EXERCISE OBJECTIVE => Determine how many lines hold "React" and give only that number.

★ ★ ★ ★ ★

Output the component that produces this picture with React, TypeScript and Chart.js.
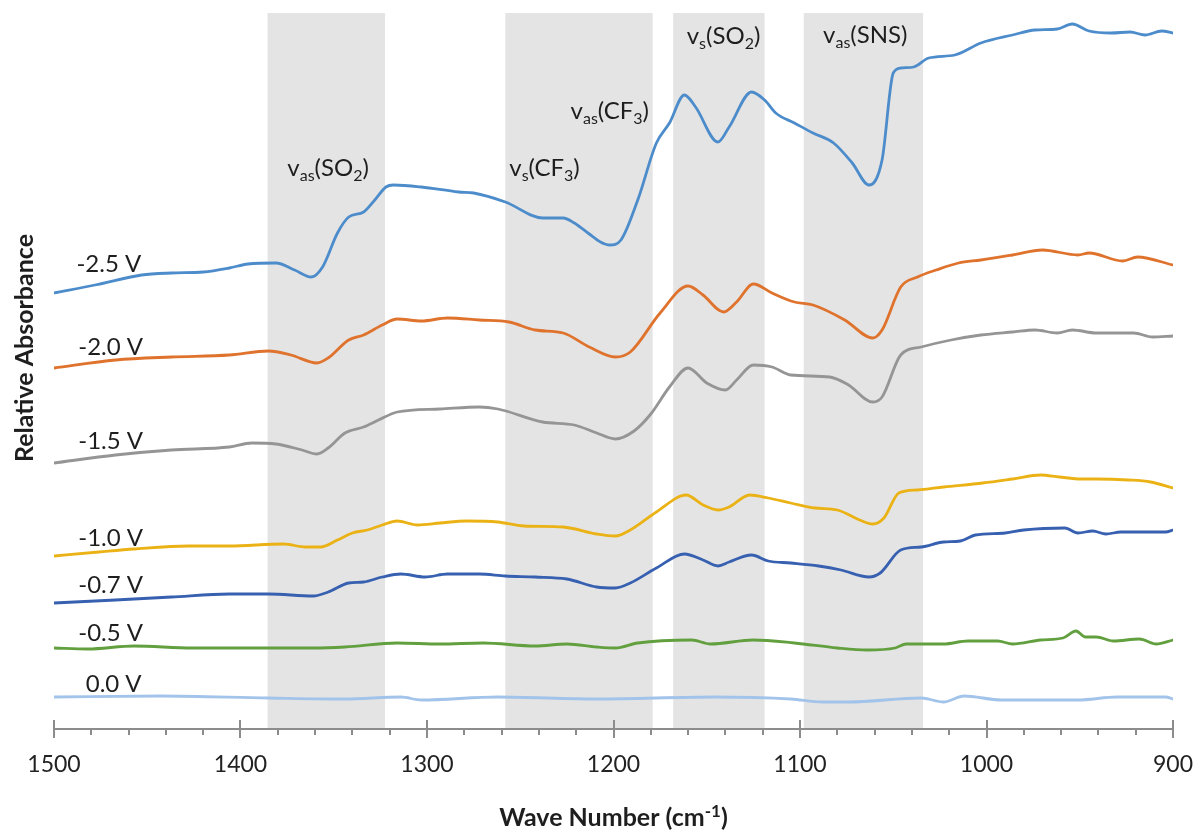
import React, { useEffect, useRef } from 'react';
import { Chart, registerables } from 'chart.js';

Chart.register(...registerables);

type Pt = [number, number];

// Wave number (cm-1), relative absorbance (arbitrary units)
const s25: Pt[] = [
  [1500, 436], [1478, 444], [1453, 454], [1437, 456], [1420, 457], [1406, 461], [1396, 465], [1381, 466],
  [1371, 459], [1362, 452], [1356, 462], [1348, 496], [1342, 512], [1334, 517], [1328, 529], [1322, 542],
  [1318, 544], [1303, 542], [1283, 537], [1275, 536], [1258, 527], [1238, 511], [1227, 511], [1221, 506],
  [1213, 495], [1207, 487], [1202, 484], [1196, 489], [1187, 529], [1177, 586], [1170, 606], [1162, 634],
  [1156, 622], [1144, 587], [1138, 602], [1126, 637], [1119, 629], [1113, 616], [1103, 606], [1093, 596],
  [1082, 586], [1072, 566], [1063, 544], [1056, 569], [1050, 656], [1046, 661], [1039, 662], [1031, 671],
  [1017, 674], [1003, 686], [986, 694], [974, 699], [962, 700], [954, 705], [945, 698], [933, 696],
  [923, 697], [915, 694], [906, 698], [900, 696],
];

const s20: Pt[] = [
  [1500, 361], [1467, 369], [1437, 372], [1406, 374], [1385, 378], [1373, 374], [1359, 366], [1353, 371],
  [1342, 389], [1334, 394], [1324, 404], [1316, 410], [1303, 408], [1289, 411], [1272, 409], [1256, 407],
  [1242, 399], [1227, 396], [1213, 382], [1199, 372], [1191, 377], [1175, 416], [1160, 443], [1152, 434],
  [1141, 417], [1134, 427], [1125, 445], [1115, 436], [1103, 427], [1093, 424], [1076, 409], [1061, 391],
  [1056, 399], [1046, 442], [1037, 452], [1027, 459], [1015, 466], [1003, 469], [986, 474], [970, 479],
  [951, 474], [945, 476], [927, 468], [919, 472], [900, 464],
];

const s15: Pt[] = [
  [1500, 266], [1467, 274], [1437, 279], [1406, 282], [1394, 286], [1381, 285], [1367, 279], [1359, 275],
  [1353, 281], [1344, 296], [1334, 302], [1326, 309], [1316, 317], [1293, 320], [1272, 322], [1262, 320],
  [1238, 307], [1221, 304], [1209, 296], [1199, 290], [1189, 298], [1180, 315], [1170, 342], [1160, 361],
  [1150, 346], [1140, 339], [1134, 349], [1125, 364], [1115, 362], [1105, 354], [1084, 352], [1074, 344],
  [1061, 327], [1056, 332], [1046, 374], [1035, 382], [1019, 389], [1003, 394], [986, 397], [974, 399],
  [962, 396], [954, 399], [941, 396], [921, 396], [911, 392], [900, 393],
];

const s10: Pt[] = [
  [1500, 173], [1476, 177], [1457, 180], [1428, 183], [1406, 183], [1377, 185], [1365, 182], [1357, 182],
  [1348, 189], [1340, 196], [1332, 199], [1324, 204], [1316, 208], [1305, 204], [1293, 206], [1279, 208],
  [1262, 207], [1248, 203], [1227, 202], [1209, 195], [1199, 193], [1191, 199], [1177, 217], [1161, 234],
  [1152, 224], [1144, 219], [1138, 222], [1127, 234], [1117, 231], [1105, 226], [1092, 221], [1080, 219],
  [1068, 209], [1061, 205], [1055, 211], [1047, 236], [1037, 239], [1023, 242], [1002, 246], [986, 250],
  [971, 254], [961, 252], [949, 250], [941, 250], [924, 249], [912, 247], [900, 241],
];

const s07: Pt[] = [
  [1500, 126], [1467, 129], [1437, 132], [1406, 135], [1385, 135], [1361, 133], [1353, 137], [1342, 146],
  [1334, 147], [1324, 152], [1314, 155], [1301, 152], [1289, 155], [1272, 155], [1258, 153], [1242, 152],
  [1225, 150], [1209, 142], [1199, 141], [1191, 146], [1177, 161], [1162, 175], [1152, 169], [1144, 163],
  [1138, 167], [1126, 174], [1117, 168], [1105, 166], [1090, 163], [1078, 159], [1063, 152], [1057, 156],
  [1046, 179], [1035, 182], [1023, 187], [1014, 188], [1006, 194], [990, 196], [980, 199], [958, 201],
  [951, 196], [943, 198], [936, 195], [928, 197], [904, 197], [900, 199],
];

const s05: Pt[] = [
  [1500, 81], [1482, 80], [1457, 83], [1426, 81], [1385, 81], [1361, 81], [1344, 82], [1316, 86],
  [1293, 85], [1270, 86], [1242, 83], [1225, 85], [1209, 82], [1199, 81], [1187, 86], [1158, 89],
  [1148, 85], [1125, 89], [1103, 86], [1080, 81], [1064, 79], [1049, 81], [1043, 85], [1023, 85],
  [1010, 88], [994, 88], [986, 85], [971, 89], [959, 91], [952, 98], [947, 92], [941, 92],
  [932, 88], [918, 90], [909, 85], [900, 89],
];

const s00: Pt[] = [
  [1500, 32], [1443, 33], [1385, 31], [1344, 30], [1314, 32], [1303, 29], [1262, 32], [1209, 30],
  [1146, 32], [1105, 30], [1088, 27], [1074, 27], [1035, 31], [1023, 27], [1012, 33], [992, 29],
  [951, 29], [930, 32], [904, 32], [900, 30],
];

const seriesData: Pt[][] = [s25, s20, s15, s10, s07, s05, s00];
const seriesNames = ['-2.5 V', '-2.0 V', '-1.5 V', '-1.0 V', '-0.7 V', '-0.5 V', '0.0 V'];
const seriesColors = ['#4d8ccb', '#df732d', '#959595', '#ebb216', '#3760b0', '#62a03f', '#a3c4ea'];

// Series label anchor: [wave number at left edge, value at text centre]
const seriesLabelPos: Pt[] = [
  [1488, 465], [1487, 382], [1487, 288], [1487, 191], [1487, 144], [1487, 96], [1483, 45],
];

// Shaded bands [from, to] in cm-1
const bands: Pt[] = [[1385.5, 1322.5], [1258, 1179], [1168, 1119], [1098, 1034]];

// Band labels: main, subscript, inner text, inner subscript
const bandLabelTexts: [string, string, string, string][] = [
  ['v', 'as', '(SO', '2'],
  ['v', 's', '(CF', '3'],
  ['v', 'as', '(CF', '3'],
  ['v', 's', '(SO', '2'],
  ['v', 'as', '(SNS', ''],
];
// [centre wave number, baseline value]
const bandLabelPos: Pt[] = [[1353, 553], [1237, 553], [1202, 610], [1141, 685], [1065, 686]];

const xTicks = [1500, 1400, 1300, 1200, 1100, 1000, 900];

const FONT = 'Lato, "Open Sans", sans-serif';
const TEXT = '#1e1e1e';
const AXIS = '#8c8c8c';

function drawParts(
  ctx: CanvasRenderingContext2D,
  cx: number,
  baseline: number,
  parts: { t: string; mode: 'n' | 'sub' | 'sup' }[],
  size: number,
  weight: string,
) {
  const small = Math.round(size * 0.68);
  const widths = parts.map((p) => {
    ctx.font = `${weight} ${p.mode === 'n' ? size : small}px ${FONT}`;
    return ctx.measureText(p.t).width;
  });
  const total = widths.reduce((a, b) => a + b, 0);
  let x = cx - total / 2;
  ctx.textAlign = 'left';
  ctx.textBaseline = 'alphabetic';
  parts.forEach((p, i) => {
    ctx.font = `${weight} ${p.mode === 'n' ? size : small}px ${FONT}`;
    let y = baseline;
    if (p.mode === 'sub') y = baseline + size * 0.22;
    if (p.mode === 'sup') y = baseline - size * 0.38;
    ctx.fillText(p.t, x, y);
    x += widths[i];
  });
}

const overlayPlugin = {
  id: 'overlay',
  beforeDatasetsDraw(chart: any) {
    const { ctx, chartArea } = chart;
    const xs = chart.scales.x;
    ctx.save();
    ctx.fillStyle = '#e4e4e4';
    for (const [a, b] of bands) {
      const xa = xs.getPixelForValue(a);
      const xb = xs.getPixelForValue(b);
      ctx.fillRect(Math.min(xa, xb), chartArea.top, Math.abs(xb - xa), chartArea.bottom - chartArea.top - 1);
    }
    ctx.restore();
  },
  afterDatasetsDraw(chart: any) {
    const { ctx, chartArea } = chart;
    const xs = chart.scales.x;
    const ys = chart.scales.y;
    const yb = chartArea.bottom;
    ctx.save();
    // tick marks
    ctx.strokeStyle = AXIS;
    ctx.lineWidth = 2;
    for (let w = 1500; w >= 900; w -= 20) {
      const px = Math.round(xs.getPixelForValue(w));
      const major = w % 100 === 0;
      ctx.beginPath();
      ctx.moveTo(px, major ? yb - 9 : yb);
      ctx.lineTo(px, major ? yb + 9 : yb + 6);
      ctx.stroke();
    }
    // series labels
    ctx.fillStyle = TEXT;
    ctx.font = `24px ${FONT}`;
    ctx.textAlign = 'left';
    ctx.textBaseline = 'middle';
    seriesNames.forEach((n, i) => {
      const [w, v] = seriesLabelPos[i];
      ctx.fillText(n, xs.getPixelForValue(w), ys.getPixelForValue(v));
    });
    // band labels
    bandLabelTexts.forEach((t, i) => {
      const [w, v] = bandLabelPos[i];
      const parts: { t: string; mode: 'n' | 'sub' | 'sup' }[] = [
        { t: t[0], mode: 'n' },
        { t: t[1], mode: 'sub' },
        { t: t[2], mode: 'n' },
      ];
      if (t[3]) parts.push({ t: t[3], mode: 'sub' });
      parts.push({ t: ')', mode: 'n' });
      drawParts(ctx, xs.getPixelForValue(w), ys.getPixelForValue(v), parts, 24, 'normal');
    });
    // x title
    drawParts(
      ctx,
      (chartArea.left + chartArea.right) / 2,
      826,
      [
        { t: 'Wave Number (cm', mode: 'n' },
        { t: '-1', mode: 'sup' },
        { t: ')', mode: 'n' },
      ],
      25,
      'bold',
    );
    // y title
    ctx.translate(33, 348);
    ctx.rotate(-Math.PI / 2);
    ctx.font = `bold 25px ${FONT}`;
    ctx.textAlign = 'center';
    ctx.textBaseline = 'alphabetic';
    ctx.fillText('Relative Absorbance', 0, 0);
    ctx.restore();
  },
};

export default function App() {
  const ref = useRef<HTMLCanvasElement | null>(null);
  useEffect(() => {
    if (!ref.current) return;
    const chart = new Chart(ref.current, {
      type: 'line',
      data: {
        datasets: seriesData.map((s, i) => ({
          label: seriesNames[i],
          data: s.map(([x, y]) => ({ x, y })),
          borderColor: seriesColors[i],
          borderWidth: 2.8,
          pointRadius: 0,
          fill: false,
          cubicInterpolationMode: 'monotone' as const,
          borderJoinStyle: 'round' as const,
          borderCapStyle: 'round' as const,
        })),
      },
      options: {
        animation: false,
        responsive: false,
        devicePixelRatio: 1,
        layout: { padding: { left: 54, right: 26, top: 13, bottom: 0 } },
        plugins: { legend: { display: false }, tooltip: { enabled: false } },
        scales: {
          x: {
            type: 'linear',
            reverse: true,
            min: 900,
            max: 1500,
            grid: { display: false, drawTicks: false },
            border: { display: true, color: AXIS, width: 2 },
            afterBuildTicks: (scale: any) => {
              scale.ticks = xTicks.map((value) => ({ value }));
            },
            afterFit: (scale: any) => {
              scale.height = 102;
              scale.paddingLeft = 0;
              scale.paddingRight = 0;
            },
            ticks: {
              autoSkip: false,
              maxRotation: 0,
              padding: 22,
              color: '#222',
              font: { family: FONT, size: 23 },
              callback: (v: any) => String(v),
            },
          },
          y: { display: false, min: 0, max: 716 },
        },
      },
      plugins: [overlayPlugin],
    });
    return () => chart.destroy();
  }, []);
  return (
    <div style={{ position: 'absolute', left: 0, top: 0, width: 1199, height: 831, background: '#fff' }}>
      <canvas ref={ref} width={1199} height={831} />
    </div>
  );
}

★ ★ ★ ★ ★

TASK SOLUTION => 2